Consequences of System Justification
In accordance with the motivational perspective of system justification theory, the successful rationalization of the status quo is associated with reduced negative affect and satisfaction of basic epistemic and existential needs (e.g., uncertainty reduction, threat management) for everyone in the system. However, the long-term consequences of system justification can differ for members of advantaged and disadvantaged groups. Whereas members of advantaged groups experience increased self-esteem and subjective well-being to the extent that they engage in system justification, members of disadvantaged groups who buy into the legitimacy of the system suffer in self-esteem and subjective well-being and hold more ambivalent attitudes about their own group membership.

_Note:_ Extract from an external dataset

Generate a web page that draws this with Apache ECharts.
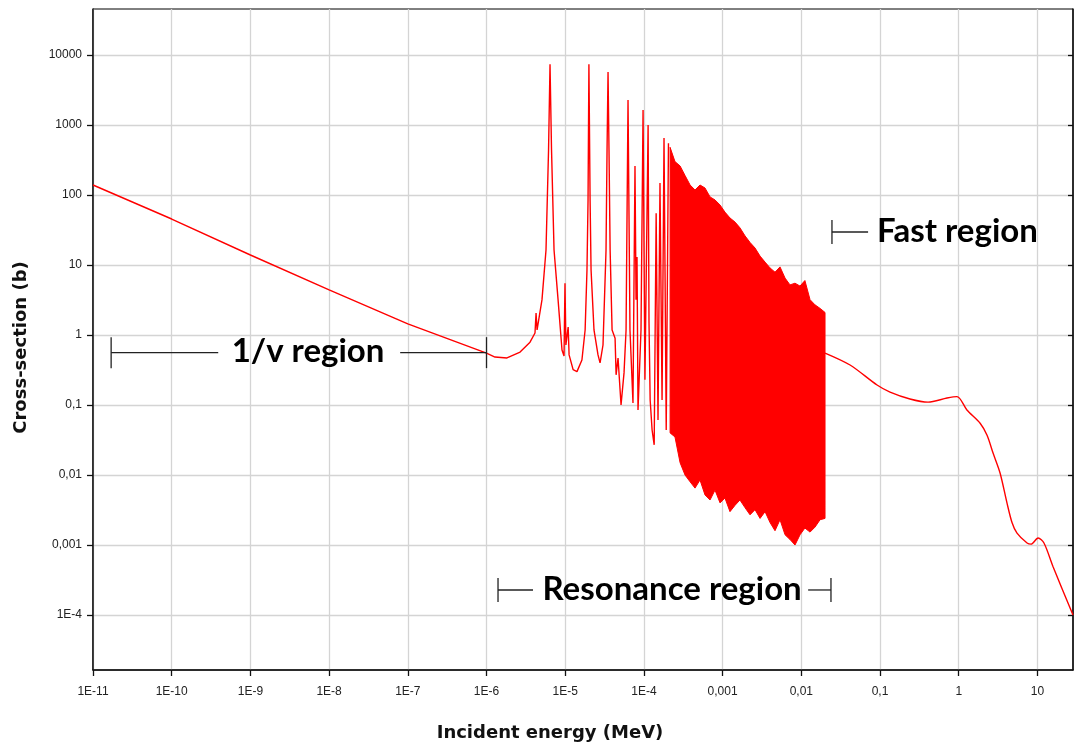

System justification may also have detrimental consequences for society as a whole. Although there are hedonic benefits associated with minimizing the unjust and oppressive aspects of everyday life, processes of rationalization inhibit the motivation to change and improve the status quo, thereby undermining efforts to reform society’s institutions and to redistribute social and economic resources in a more just manner. By highlighting the ways in which people consciously and unconsciously defend and bolster the status quo, system justification theory helps explain why acquiescence in the face of injustice is so prevalent and why social change is so rare and difficult to accomplish.
- Jost, J. T., Banaji, M. R., & Nosek, B. A. (2004). A decade of system justification theory: Accumulated evidence of conscious and unconscious bolstering of the status quo. Political Psychology, 25, 881-919.
- Jost, J. T., & Hunyady, O. (2005). Antecedents and consequences of system-justifying ideologies. Current Directions in Psychological Science, 14, 260-265.
- Kay, A. C., & Jost, J. T. (2003). Complementary justice: Effects of “poor but happy” and “poor but honest” stereotype exemplars on system justification and implicit activation of the justice motive. Journal of Personality and Social Psychology, 85, 823-837.